Earnings down to 10% in fourth quarter as Strait of Hormuz crisis bleeds into corporate profits, but Motilal Oswal reckons valuation reset has created entry point
Indian equities are navigating their most treacherous stretch in two decades, with foreign investors yanking $15.8 billion out of the market this calendar year and a Middle East conflict threatening the energy lifeline that fuels Asia’s third-largest economy. Yet Motilal Oswal Financial Services believes the pain has set the stage for a recovery, provided the guns fall silent.

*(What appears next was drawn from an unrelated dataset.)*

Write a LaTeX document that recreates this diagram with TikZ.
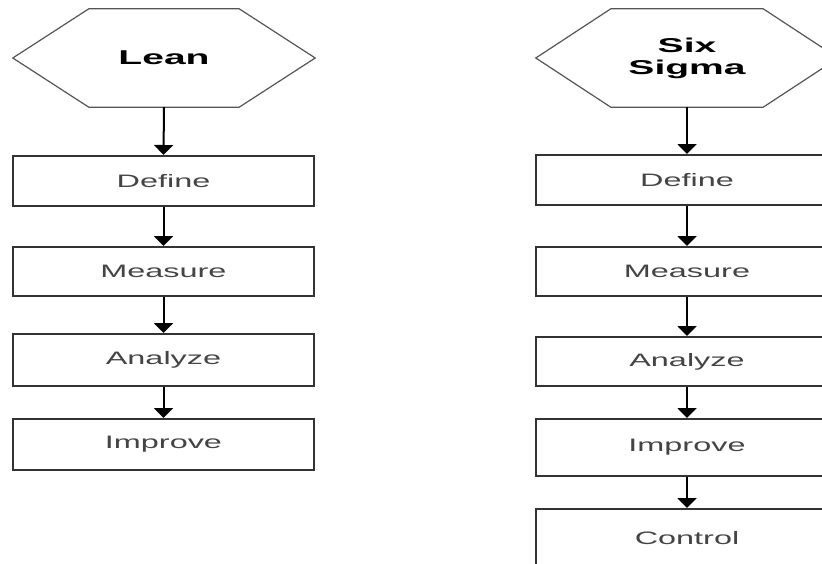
\documentclass[tikz,border=0pt]{standalone}
\usepackage{fontspec}
\setmainfont{Liberation Sans}
\usepackage{graphicx}
\usetikzlibrary{arrows.meta,calc}
\definecolor{boxline}{HTML}{333333}
\definecolor{hexline}{HTML}{555555}
\definecolor{labelgray}{HTML}{444444}
\newcommand{\wide}[1]{\scalebox{1.8}[1]{#1}}
\newcommand{\widebold}[1]{\scalebox{1.95}[1]{#1}}
\begin{document}
\begin{tikzpicture}[x=1pt,y=-1pt,
  hexnode/.style={minimum width=302pt, minimum height=98pt, inner sep=0pt,
    align=center, font=\fontsize{20}{22}\selectfont\bfseries},
  hexoutline/.style={draw=hexline, line width=1.2pt, line join=miter},
  stepbox/.style={draw=boxline, line width=2pt, minimum width=301pt,
    minimum height=50pt, inner sep=0pt, text=labelgray,
    font=\fontsize{18}{20}\selectfont},
  flow/.style={-{Triangle[width=19pt,length=10pt]}, line width=2pt, draw=black}]

\fill[white] (0,0) rectangle (822,563);
\useasboundingbox (0,0) rectangle (822,563);
\clip (0,0) rectangle (822,563);

% Lean column
\node[hexnode] (lean) at (164,58) {\widebold{Lean}};
\draw[hexoutline] (lean.west) -- ($(lean.north west)+(76,0)$)
  -- ($(lean.north east)+(-76,0)$) -- (lean.east)
  -- ($(lean.south east)+(-76,0)$) -- ($(lean.south west)+(76,0)$) -- cycle;

\node[stepbox] (ldef) at (163.5,181) {\wide{Define}};
\node[stepbox, minimum height=49pt] (lmea) at (163.5,271.5) {\wide{Measure}};
\node[stepbox, minimum height=52pt] (lana) at (163.5,360) {\wide{Analyze}};
\node[stepbox, minimum height=51pt] (limp) at (163.5,444.5) {\wide{Improve}};

\draw[flow] (lean.south) -- (ldef.north);
\draw[flow] (ldef.south) -- (lmea.north);
\draw[flow] (lmea.south) -- (lana.north);
\draw[flow] (lana.south) -- (limp.north);

% Six Sigma column
\node[hexnode] (six) at (687,58) {\widebold{Six}\\\widebold{Sigma}};
\draw[hexoutline] (six.west) -- ($(six.north west)+(75,0)$)
  -- ($(six.north east)+(-75,0)$) -- (six.east)
  -- ($(six.south east)+(-75,0)$) -- ($(six.south west)+(75,0)$) -- cycle;

\node[stepbox, minimum width=302pt] (rdef) at (687,180) {\wide{Define}};
\node[stepbox, minimum width=302pt, minimum height=49pt] (rmea) at (687,271.5) {\wide{Measure}};
\node[stepbox, minimum width=302pt, minimum height=49pt] (rana) at (687,361.5) {\wide{Analyze}};
\node[stepbox, minimum width=302pt, minimum height=57pt] (rimp) at (687,447.5) {\wide{Improve}};
\node[stepbox, minimum width=302pt, minimum height=58pt] (rctl) at (687,538) {\wide{Control}};

\draw[flow] (six.south) -- (rdef.north);
\draw[flow] (rdef.south) -- (rmea.north);
\draw[flow] (rmea.south) -- (rana.north);
\draw[flow] (rana.south) -- (rimp.north);
\draw[flow] (rimp.south) -- (rctl.north);
\end{tikzpicture}
\end{document}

In its FY27 preview note, the Mumbai-based brokerage paints a picture of a market caught between two opposing currents. On one side, a barrage of policy stimulus — repo cuts, the “game-changing GST2.0,” personal tax relief and bilateral trade pacts with the UK, EU and US — has built what should have been a launchpad for equities. On the other, the Iran-Israel-US conflict has choked sentiment and inflated the import bill of a country that depends on the Strait of Hormuz for 35% to 40% of its crude demand and more than half of its pre-war LPG needs.
“The Indian equity market should benefit from a favorable base year,” Motilal Oswal noted, citing accommodative monetary policy, better-than-expected GDP prints and “sustained faith from retail investors.” But the brokerage was blunt about the near-term setup, warning it has been “vitiated by the Iran-Israel/US war.”
Outlook FY27
The fourth-quarter earnings season, set to roll in over the coming weeks, will be the first to fully reflect the energy shock. Motilal Oswal expects profits across its coverage universe to grow just 10% year-on-year, a sharp deceleration from the 18% clocked in the December quarter and the 15% in the September quarter. Strip out financials, and the growth rate slips to 9%.
Large-caps are shouldering the brunt of the slowdown, with profit growth projected at 7% — dragged down by oil and gas companies, automakers, public sector banks, healthcare and capital goods. Mid-caps are the bright spot, with earnings expected to rebound to 25% growth from 16% in the prior quarter. Small-caps should deliver 18%, helped by a softer base.
The crude spike has also reversed what had been a hopeful trend of upward earnings revisions. Motilal Oswal trimmed its FY26 aggregate earnings estimate by roughly 1.4% in March and slashed FY27 forecasts by about 3%. “The surge in crude and gas prices has not only driven earnings cuts but also caused a jump in the implied equity risk premium, resulting in a sharp market decline,” the report said.
Cheapest in a Decade Versus Peers
The selloff has, however, produced something that has eluded India for years: a reasonable price tag. The Nifty 50 now trades at 18 times forward earnings, a 14% discount to its long-period average of 20.9 times. More striking is India’s valuation premium over emerging-market peers, which has compressed to 27% — well below the 10-year average of 73% and a fraction of the 145% peak reached during the post-pandemic euphoria. It is now hovering near a multi-decadal low of 21%.
The performance gap tells the same story. India has dropped 3% in FY26 while the MSCI Emerging Markets index has surged 31%, an underperformance of 34 percentage points that Motilal Oswal called “likely the most severe over the past two decades.”
Domestic institutional investors have been the breakwater. They have poured $28.8 billion into Indian stocks so far this calendar year, sustained by the unbroken systematic investment plan flows that have become a defining feature of the post-pandemic equity culture. Foreign investors briefly returned in February with $1.7 billion of net buying before the war triggered $14.2 billion of selling in March alone.
The Ceasefire
Motilal Oswal’s base case rests on the conflict not dragging on for “several months or quarters.” A prolonged war is the chief risk, given India’s reliance on imports for more than 85% of its crude demand — a dependency that could trigger imported inflation, rupee stress and demand destruction.
The brokerage projects earnings to compound at roughly 16% annually for both the Nifty and its broader universe between FY26 and FY28. With downside seen as limited at current levels, it is steering clients toward stocks “with high earnings growth visibility that have experienced reasonable valuation contraction” — a bottom-up tilt for a market that has stopped rewarding top-down bets.